Merchant of Venus

Merchant of Venus

I ventured downtown to the Sellwood area yesterday to enjoy my first ever play of Merchant of Venus at Subhan's home along with Rachel and Matty. This is a classic Avalon Hill game from 1988 that I acquired about a year ago but remained unplayed. Eric Summerer did a nice video overview of the game earlier this year.

Merchant of Venus (MoV) is a game of space trading game where players attempt to maximize the productivity of trade loops while taking advantage of various random elements that can change the demand and profitability of goods and passengers. This is a logistics (pick up and deliver) game with enough theme and random elements to keep it from being dry and solvable.
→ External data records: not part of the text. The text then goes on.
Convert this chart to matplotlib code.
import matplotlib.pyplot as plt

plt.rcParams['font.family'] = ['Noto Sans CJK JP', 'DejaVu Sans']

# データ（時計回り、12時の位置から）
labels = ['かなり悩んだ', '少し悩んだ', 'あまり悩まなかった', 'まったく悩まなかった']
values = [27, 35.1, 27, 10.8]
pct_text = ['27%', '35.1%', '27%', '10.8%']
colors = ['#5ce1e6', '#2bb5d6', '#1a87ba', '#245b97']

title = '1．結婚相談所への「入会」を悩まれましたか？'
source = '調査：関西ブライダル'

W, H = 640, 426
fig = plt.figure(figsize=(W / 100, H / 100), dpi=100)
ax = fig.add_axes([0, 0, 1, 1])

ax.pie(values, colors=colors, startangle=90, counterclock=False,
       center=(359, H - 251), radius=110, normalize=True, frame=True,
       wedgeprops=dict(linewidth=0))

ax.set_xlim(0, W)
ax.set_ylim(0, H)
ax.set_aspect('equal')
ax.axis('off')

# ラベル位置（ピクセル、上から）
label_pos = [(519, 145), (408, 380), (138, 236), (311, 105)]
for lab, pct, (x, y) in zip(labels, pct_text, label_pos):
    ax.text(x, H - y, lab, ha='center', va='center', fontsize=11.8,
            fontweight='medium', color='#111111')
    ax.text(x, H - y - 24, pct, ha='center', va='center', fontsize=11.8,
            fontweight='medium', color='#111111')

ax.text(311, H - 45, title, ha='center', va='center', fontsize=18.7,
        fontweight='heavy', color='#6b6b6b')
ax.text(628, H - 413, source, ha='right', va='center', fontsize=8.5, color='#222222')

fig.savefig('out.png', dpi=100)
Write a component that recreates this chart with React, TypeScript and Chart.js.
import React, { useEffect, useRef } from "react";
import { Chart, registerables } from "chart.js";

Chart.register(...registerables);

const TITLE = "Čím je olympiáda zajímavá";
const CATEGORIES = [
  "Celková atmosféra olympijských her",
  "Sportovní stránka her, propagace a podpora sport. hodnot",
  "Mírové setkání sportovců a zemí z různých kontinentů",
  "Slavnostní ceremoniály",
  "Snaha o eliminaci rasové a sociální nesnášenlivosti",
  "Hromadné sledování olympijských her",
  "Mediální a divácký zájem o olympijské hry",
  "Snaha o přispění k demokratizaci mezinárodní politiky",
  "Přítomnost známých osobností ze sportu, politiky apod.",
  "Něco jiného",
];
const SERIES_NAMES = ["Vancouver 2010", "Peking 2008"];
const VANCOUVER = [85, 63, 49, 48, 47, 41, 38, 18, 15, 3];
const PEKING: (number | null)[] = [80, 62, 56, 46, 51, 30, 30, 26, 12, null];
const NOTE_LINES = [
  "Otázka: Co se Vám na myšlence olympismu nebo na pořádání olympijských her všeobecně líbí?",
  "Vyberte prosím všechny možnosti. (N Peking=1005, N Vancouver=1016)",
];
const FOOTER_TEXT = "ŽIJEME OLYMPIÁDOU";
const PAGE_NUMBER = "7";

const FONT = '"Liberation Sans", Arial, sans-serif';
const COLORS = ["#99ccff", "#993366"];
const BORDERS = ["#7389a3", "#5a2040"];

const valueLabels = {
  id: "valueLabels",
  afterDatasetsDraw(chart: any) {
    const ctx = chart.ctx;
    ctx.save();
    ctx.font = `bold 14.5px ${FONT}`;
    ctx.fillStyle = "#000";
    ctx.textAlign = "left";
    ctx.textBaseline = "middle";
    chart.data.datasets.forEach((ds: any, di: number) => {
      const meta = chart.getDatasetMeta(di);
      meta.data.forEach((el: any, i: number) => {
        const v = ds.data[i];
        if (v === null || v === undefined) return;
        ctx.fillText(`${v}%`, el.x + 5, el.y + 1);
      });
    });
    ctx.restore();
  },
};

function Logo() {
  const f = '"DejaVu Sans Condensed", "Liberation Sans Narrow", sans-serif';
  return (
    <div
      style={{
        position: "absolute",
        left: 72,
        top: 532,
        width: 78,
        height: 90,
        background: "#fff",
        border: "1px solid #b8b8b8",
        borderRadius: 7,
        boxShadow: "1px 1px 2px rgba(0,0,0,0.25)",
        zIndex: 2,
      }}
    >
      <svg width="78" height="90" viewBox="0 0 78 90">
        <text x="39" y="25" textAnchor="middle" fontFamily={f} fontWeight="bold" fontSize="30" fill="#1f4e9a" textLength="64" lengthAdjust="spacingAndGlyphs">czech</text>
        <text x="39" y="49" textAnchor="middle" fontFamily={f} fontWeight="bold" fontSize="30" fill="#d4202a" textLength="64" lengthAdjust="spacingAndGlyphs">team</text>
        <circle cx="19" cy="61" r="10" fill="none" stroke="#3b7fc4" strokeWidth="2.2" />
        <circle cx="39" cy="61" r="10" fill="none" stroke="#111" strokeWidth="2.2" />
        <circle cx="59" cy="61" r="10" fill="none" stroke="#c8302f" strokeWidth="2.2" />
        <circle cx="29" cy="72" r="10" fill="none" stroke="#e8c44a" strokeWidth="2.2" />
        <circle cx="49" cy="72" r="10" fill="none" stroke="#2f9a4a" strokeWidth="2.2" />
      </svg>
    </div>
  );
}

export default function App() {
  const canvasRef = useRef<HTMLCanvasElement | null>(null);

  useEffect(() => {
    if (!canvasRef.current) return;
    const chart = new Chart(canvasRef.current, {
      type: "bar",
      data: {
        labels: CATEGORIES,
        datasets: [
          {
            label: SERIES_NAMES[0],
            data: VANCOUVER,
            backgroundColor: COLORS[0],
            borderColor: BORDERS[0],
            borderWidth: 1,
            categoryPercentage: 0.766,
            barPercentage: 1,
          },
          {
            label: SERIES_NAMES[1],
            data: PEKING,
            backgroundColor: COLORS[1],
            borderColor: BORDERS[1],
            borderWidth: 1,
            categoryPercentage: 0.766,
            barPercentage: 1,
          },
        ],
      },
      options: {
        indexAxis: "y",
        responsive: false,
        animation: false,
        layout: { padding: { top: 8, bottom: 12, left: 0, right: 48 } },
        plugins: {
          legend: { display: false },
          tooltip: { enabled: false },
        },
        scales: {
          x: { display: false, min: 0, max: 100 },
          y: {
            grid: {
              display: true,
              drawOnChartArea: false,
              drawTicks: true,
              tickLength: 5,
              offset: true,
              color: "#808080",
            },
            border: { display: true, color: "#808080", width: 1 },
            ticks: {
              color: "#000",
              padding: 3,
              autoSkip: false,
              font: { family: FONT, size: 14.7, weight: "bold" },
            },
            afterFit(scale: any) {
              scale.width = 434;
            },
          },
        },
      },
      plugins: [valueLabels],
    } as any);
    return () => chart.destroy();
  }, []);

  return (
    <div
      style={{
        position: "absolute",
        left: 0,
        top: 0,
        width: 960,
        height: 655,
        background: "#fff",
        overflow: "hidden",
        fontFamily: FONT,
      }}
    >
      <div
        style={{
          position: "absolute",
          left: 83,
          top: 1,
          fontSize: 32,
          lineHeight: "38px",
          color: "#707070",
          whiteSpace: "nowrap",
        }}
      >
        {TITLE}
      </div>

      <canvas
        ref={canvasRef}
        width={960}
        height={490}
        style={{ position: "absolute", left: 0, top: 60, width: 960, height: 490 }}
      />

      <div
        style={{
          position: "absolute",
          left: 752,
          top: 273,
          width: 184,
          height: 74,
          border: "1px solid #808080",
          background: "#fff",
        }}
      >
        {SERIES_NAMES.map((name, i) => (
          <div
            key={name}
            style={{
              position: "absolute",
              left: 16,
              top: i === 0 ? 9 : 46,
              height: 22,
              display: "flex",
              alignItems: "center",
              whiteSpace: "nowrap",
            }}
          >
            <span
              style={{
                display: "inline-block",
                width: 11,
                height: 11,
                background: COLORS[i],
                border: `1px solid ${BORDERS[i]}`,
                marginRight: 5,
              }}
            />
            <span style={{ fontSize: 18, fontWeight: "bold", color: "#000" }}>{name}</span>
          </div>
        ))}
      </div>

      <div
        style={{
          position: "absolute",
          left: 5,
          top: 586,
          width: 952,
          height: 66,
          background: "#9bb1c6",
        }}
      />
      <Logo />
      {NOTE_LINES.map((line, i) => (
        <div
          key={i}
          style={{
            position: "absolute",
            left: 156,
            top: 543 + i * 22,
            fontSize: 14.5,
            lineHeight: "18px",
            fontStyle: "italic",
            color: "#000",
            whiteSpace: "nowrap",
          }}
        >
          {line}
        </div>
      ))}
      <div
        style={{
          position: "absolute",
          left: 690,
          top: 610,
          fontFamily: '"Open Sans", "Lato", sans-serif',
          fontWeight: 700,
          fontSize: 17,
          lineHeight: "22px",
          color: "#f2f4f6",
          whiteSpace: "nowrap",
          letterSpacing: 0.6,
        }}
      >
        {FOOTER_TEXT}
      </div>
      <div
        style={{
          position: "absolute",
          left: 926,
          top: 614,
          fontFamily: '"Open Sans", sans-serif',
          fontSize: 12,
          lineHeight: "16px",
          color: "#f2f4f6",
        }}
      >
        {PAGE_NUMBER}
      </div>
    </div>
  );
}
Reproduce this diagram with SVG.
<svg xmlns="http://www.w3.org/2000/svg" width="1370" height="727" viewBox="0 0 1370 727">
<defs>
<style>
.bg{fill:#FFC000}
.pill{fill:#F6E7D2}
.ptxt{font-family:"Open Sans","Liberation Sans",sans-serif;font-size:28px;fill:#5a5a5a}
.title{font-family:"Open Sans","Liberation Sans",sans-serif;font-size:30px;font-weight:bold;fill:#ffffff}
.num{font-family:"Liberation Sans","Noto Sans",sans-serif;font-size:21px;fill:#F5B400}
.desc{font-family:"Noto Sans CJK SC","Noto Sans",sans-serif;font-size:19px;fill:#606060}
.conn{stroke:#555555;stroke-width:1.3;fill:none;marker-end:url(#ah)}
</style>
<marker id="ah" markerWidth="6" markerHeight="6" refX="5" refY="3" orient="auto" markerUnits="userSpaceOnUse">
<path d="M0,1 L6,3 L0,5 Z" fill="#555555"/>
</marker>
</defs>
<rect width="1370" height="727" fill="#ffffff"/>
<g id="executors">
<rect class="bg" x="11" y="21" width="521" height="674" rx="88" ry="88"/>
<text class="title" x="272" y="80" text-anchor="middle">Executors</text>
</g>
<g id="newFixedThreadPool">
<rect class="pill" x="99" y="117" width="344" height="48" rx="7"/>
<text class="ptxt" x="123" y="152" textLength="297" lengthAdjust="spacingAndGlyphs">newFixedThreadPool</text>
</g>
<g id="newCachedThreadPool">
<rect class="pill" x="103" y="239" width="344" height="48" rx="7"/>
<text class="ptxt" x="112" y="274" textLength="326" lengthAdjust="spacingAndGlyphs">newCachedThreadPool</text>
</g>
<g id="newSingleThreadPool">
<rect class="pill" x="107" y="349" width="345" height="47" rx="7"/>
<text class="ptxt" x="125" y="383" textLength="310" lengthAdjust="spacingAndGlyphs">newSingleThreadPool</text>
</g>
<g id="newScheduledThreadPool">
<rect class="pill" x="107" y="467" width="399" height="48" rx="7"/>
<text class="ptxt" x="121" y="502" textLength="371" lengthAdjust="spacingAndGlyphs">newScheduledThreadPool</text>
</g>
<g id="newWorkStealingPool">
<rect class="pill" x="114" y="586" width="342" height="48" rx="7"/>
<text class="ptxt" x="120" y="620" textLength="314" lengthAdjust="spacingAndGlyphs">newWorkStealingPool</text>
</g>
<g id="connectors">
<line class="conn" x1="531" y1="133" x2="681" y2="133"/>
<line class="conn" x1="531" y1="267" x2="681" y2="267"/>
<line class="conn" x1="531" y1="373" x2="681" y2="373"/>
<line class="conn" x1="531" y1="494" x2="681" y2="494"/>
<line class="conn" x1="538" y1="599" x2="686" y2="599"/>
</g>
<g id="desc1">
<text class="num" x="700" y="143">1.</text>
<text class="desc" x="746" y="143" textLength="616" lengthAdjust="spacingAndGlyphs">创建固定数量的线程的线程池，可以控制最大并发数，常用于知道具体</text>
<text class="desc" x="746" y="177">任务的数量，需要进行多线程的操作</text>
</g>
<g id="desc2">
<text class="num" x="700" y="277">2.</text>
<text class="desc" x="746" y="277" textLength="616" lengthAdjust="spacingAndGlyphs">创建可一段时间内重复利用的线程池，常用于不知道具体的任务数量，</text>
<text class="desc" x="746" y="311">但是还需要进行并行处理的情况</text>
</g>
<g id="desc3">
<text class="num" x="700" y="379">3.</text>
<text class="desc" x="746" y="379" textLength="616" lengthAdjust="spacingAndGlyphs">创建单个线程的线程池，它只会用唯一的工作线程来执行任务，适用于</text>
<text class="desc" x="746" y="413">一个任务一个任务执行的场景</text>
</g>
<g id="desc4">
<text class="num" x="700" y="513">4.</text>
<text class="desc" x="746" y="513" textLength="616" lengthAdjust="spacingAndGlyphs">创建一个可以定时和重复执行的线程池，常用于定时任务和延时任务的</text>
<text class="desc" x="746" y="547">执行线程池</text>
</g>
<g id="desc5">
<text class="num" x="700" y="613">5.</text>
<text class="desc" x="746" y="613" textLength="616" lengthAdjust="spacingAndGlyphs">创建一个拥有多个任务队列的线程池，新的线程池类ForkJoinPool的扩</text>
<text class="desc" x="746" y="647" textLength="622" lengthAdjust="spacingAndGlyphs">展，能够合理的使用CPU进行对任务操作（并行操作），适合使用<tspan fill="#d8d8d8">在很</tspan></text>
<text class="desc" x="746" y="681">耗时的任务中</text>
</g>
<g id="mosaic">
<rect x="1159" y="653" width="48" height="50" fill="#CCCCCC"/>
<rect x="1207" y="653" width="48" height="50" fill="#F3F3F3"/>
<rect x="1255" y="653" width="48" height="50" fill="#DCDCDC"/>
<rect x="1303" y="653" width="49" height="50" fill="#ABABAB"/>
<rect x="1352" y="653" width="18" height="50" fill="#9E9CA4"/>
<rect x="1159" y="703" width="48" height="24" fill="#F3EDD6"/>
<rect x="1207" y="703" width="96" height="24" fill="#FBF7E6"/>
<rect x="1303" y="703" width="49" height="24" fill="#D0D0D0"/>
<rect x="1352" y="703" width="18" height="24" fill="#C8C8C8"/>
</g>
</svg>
This was a first play for three of us, and Subhan had only played once about three years ago, so it was slow going for a while. We each employed very different strategies (likely unintentionally). Matty acquired a bulky but slow freighter that allowed him to carry large groups of goods but with risky transport options. Rachel and I went for speedy, smaller transports but she invested heavily in space ports and factories while I dashed around the galaxy picking up passengers while trading goods opportunistically. Subhan was in the middle with a mid-size ship with more speed. We played to $2,000 which is supposed to be a mid-length game of about 2 hours where players get to experience a solid arc of setup and trading. We played for about 4 hours.

The game finished with three of the four players having a chance to win on the same turn. We each made critical mistakes in the endgame but they seemed to balance. I had to sit and watch Rachel and Matty both experience the displeasure of the dice gods to allow me a chance to win, which I pulled off by getting exactly to $2,000 with a passenger delivery.

One other mention: we played a custom made version produced by local print and play entrepreneur Andrew Tullsen. Fabulous work on this set, makes me wish I didn't just purchase the original game! His recent announcement of permission to make copies of the beautifully designed 18AL was too hard to resist so I did place an order for that.